Les "conseils aux femmes" du ministère de l'Intérieur, sexistes ou réalistes ?

Publié le Vendredi 18 Octobre 2013
Charlotte Arce
Par Charlotte Arce Journaliste
Journaliste en charge des rubriques Société et Work
Les "conseils aux femmes" du ministère de l'Intérieur, sexistes ou réalistes ?
Les "conseils aux femmes" du ministère de l'Intérieur, sexistes ou réalistes ?
Disponibles depuis l'été 2012 sur le site du ministère de l'Intérieur, les « conseils aux femmes » sont, depuis le début de la semaine, l'objet de vives attaques. Jugés sexistes et culpabilisants pour les femmes qui osent sortir le soir ou porter des jupes, ils ont, ce jeudi 17 octobre, mystérieusement disparu et été remplacés par une annonce du ministère des Droits des femmes.
À lire aussi


« En raison de leur sexe et de leur morphologie, les femmes sont parfois les victimes d'infractions particulières. » Non, cette observation pleine de discernement n'est pas issue d'un manuel tout droit sorti des années 1950, mais l'une des remarques que l'on pouvait trouver, jusqu'à hier, sur le site du ministère de l'Intérieur.
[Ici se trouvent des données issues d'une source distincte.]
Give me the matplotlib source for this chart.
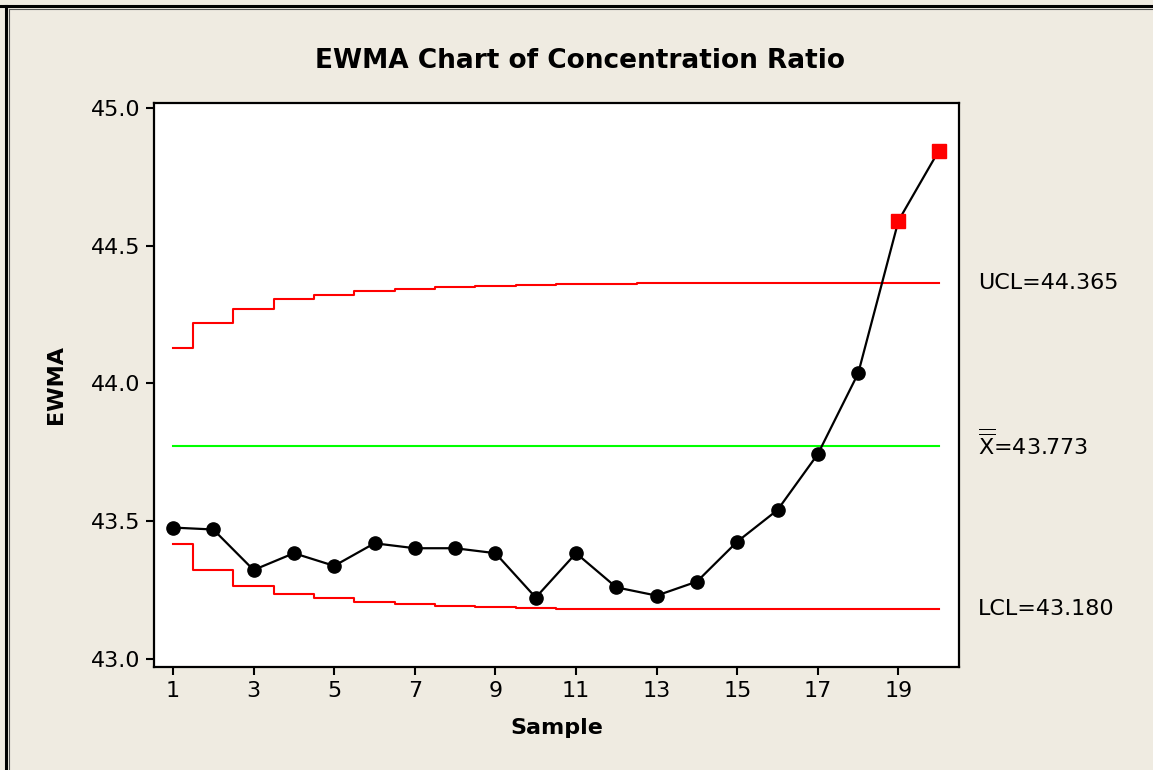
import matplotlib
matplotlib.use("Agg")
import matplotlib.pyplot as plt
from matplotlib.lines import Line2D

plt.rcParams['font.family'] = ['DejaVu Sans']
plt.rcParams['mathtext.fontset'] = 'dejavusans'

# data
samples = list(range(1, 21))
ewma = [43.477, 43.470, 43.323, 43.384, 43.338, 43.420, 43.402, 43.402, 43.384, 43.223,
        43.384, 43.260, 43.230, 43.281, 43.426, 43.541, 43.744, 44.037, 44.591, 44.845]
ucl = [44.128, 44.221, 44.270, 44.307, 44.322, 44.336, 44.344, 44.350, 44.354, 44.357,
       44.361, 44.362, 44.363, 44.364, 44.364, 44.365, 44.365, 44.365, 44.365, 44.365]
lcl = [43.417, 43.323, 43.266, 43.236, 43.222, 43.207, 43.199, 43.192, 43.189, 43.186,
       43.183, 43.182, 43.182, 43.181, 43.181, 43.180, 43.180, 43.180, 43.180, 43.180]
center = 43.773
ucl_final = 44.365
lcl_final = 43.180
xticks = [1, 3, 5, 7, 9, 11, 13, 15, 17, 19]
yticks = [43.0, 43.5, 44.0, 44.5, 45.0]

bg = '#efebe1'
fig = plt.figure(figsize=(11.53, 7.70), dpi=100, facecolor=bg)
ax = fig.add_axes([0.1336, 0.1338, 0.6981, 0.7324])
ax.set_facecolor('white')

# control limits (step lines) and center line
ax.plot(samples, ucl, color='#ff0000', lw=1.5, drawstyle='steps-mid')
ax.plot(samples, lcl, color='#ff0000', lw=1.5, drawstyle='steps-mid')
ax.plot([samples[0], samples[-1]], [center, center], color='#00ff00', lw=1.5)

# EWMA line and points
ax.plot(samples, ewma, color='black', lw=1.6, zorder=3)
inx = [s for s, v, u, l in zip(samples, ewma, ucl, lcl) if l <= v <= u]
iny = [v for s, v, u, l in zip(samples, ewma, ucl, lcl) if l <= v <= u]
outx = [s for s, v, u, l in zip(samples, ewma, ucl, lcl) if not (l <= v <= u)]
outy = [v for s, v, u, l in zip(samples, ewma, ucl, lcl) if not (l <= v <= u)]
ax.plot(inx, iny, 'o', color='black', ms=9.5, zorder=4)
ax.plot(outx, outy, 's', color='#ff0000', ms=10, zorder=4)

ax.set_xlim(0.53, 20.5)
ax.set_ylim(42.971, 45.018)
ax.set_xticks(xticks)
ax.set_xticklabels([str(t) for t in xticks])
ax.set_yticks(yticks)
ax.set_yticklabels(['%.1f' % t for t in yticks])
ax.tick_params(axis='both', direction='out', length=6, width=1.5, labelsize=16, pad=4)
for sp in ax.spines.values():
    sp.set_linewidth(1.6)

ax.set_xlabel('Sample', fontsize=16, fontweight='bold', labelpad=12)
ax.set_ylabel('EWMA', fontsize=16, fontweight='bold', labelpad=18)

# limit labels on the right
lab_x = 20.97
ax.text(lab_x, ucl_final, 'UCL=%.3f' % ucl_final, fontsize=16, va='center', ha='left', clip_on=False)
ax.text(lab_x, center + 0.008, r'$\overline{\overline{\mathrm{X}}}$=%.3f' % center, fontsize=16,
        va='center', ha='left', clip_on=False)
ax.text(lab_x, lcl_final, 'LCL=%.3f' % lcl_final, fontsize=16, va='center', ha='left', clip_on=False)

fig.text(0.503, 0.921, 'EWMA Chart of Concentration Ratio', fontsize=19, fontweight='bold',
         ha='center', va='center')

# window frame on top and left
fig.add_artist(Line2D([0, 1], [1 - 5.5 / 770, 1 - 5.5 / 770], color='black', lw=2.2))
fig.add_artist(Line2D([5.5 / 1153, 5.5 / 1153], [0, 1 - 5.5 / 770], color='black', lw=2.2))
fig.add_artist(Line2D([8.5 / 1153, 8.5 / 1153], [0, 1 - 8.5 / 770], color='#555555', lw=0.8))
fig.add_artist(Line2D([8.5 / 1153, 1], [1 - 8.5 / 770, 1 - 8.5 / 770], color='#555555', lw=0.8))

plt.savefig('out.png', dpi=100, facecolor=bg)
Dans une rubrique intitulée « conseils aux femmes », et consultable depuis août 2012, le ministère de la Place Beauvau se fendait de recommandations à l'attention de ses citoyennes. Exhumées par la twittos Wahiba et relayées sur Streetpress, ces consignes ont fait bondir les féministes, qui n'ont pas manqué de les qualifier de sexistes et de culpabilisantes pour les femmes.

Des conseils qui « culpabilisent les femmes »

Si ces « conseils aux femmes » rédigés par l'administration de Manuel Valls partent probablement d'une bonne intention, ils s'avèrent être particulièrement maladroits. Morceaux choisis.

« Assurez-vous que toutes les issues sont soigneusement fermées. Équipez votre porte d'un entrebâilleur et d'un judas, et utilisez-les. »

« Ne laissez pas apparaître sur votre boîte à lettres, votre porte ou la liste des occupants de l'immeuble votre condition de femme seule. Évitez d'indiquer : Mademoiselle, Madame, Veuve ou votre prénom. »

« Évitez les lieux déserts, les voies mal éclairées, les endroits sombres où un éventuel agresseur peut se dissimuler. Dans la rue, si vous êtes isolée, marchez toujours d'un pas énergique et assuré. Ne donnez pas l'impression d'avoir peur. Marchez toujours en sens inverse de la circulation routière. »

Pour Anne-Cécile Mailfert, porte-parole d'Osez le féminisme, ces conseils sont improductifs, voire dangereux : « Même s'il faut dire aux femmes de faire attention, car malheureusement elles sont plus souvent victimes d'agressions que les hommes, là il y a un problème dans la forme. Implicitement, on culpabilise les femmes qui se feraient agresser parce qu'elles sont vêtues un peu trop court ou parce qu'elles seraient faibles […] Cela montre encore une fois que l'espace public est réservé aux hommes et que finalement les femmes devraient rester chez elles. »

Un point de vue que partage une journaliste du site MadmoiZelle, qui explique : « Évidemment que ces conseils sont pertinents. Et pour la plupart, je les ai déjà intégrés depuis bien longtemps. J'enrage à la lecture de ces conseils parce qu'ils me renvoient à ce sentiment insupportable d'impuissance responsable […] Parce que ces conseils rationalisent ces angoisses contre lesquelles je lutte au quotidien, ces peurs dont j'essaie de me défaire quand je marche seule dans la rue, la nuit. »

D'ailleurs, note Anne-Cécile Mailfert, ces « conseils aux femmes du ministère de l'Intérieur » ne prennent pas en compte une donnée primordiale, et qui est notamment l'objet du Tumblr Je connais un violeur : ils « laissent à penser que le danger vient de l'extérieur, alors que 80% des agressions sont le fait d'un proche […] À quand une rubrique pour dire aux maris de ne pas battre leur femme ? »

Le ministère supprime ses conseils

Visiblement alarmé par les critiques dont la rubrique a fait l'objet, le ministère de l'Intérieur l'a remplacée, jeudi 17 octobre, par une note du ministère des Droits des femmes. Intitulée « Lutte contre les violences faites aux femmes », le ministère y assure faire « de la lutte contre toutes les violences faites aux femmes une priorité […] : prévenir les violences par la sensibilisation et l'éducation, améliorer le premier accueil et renforcer la protection des femmes, prendre en charge les auteurs et prévenir la récidive, accompagner les victimes, lutter contre les mariages forcés et la polygamie ».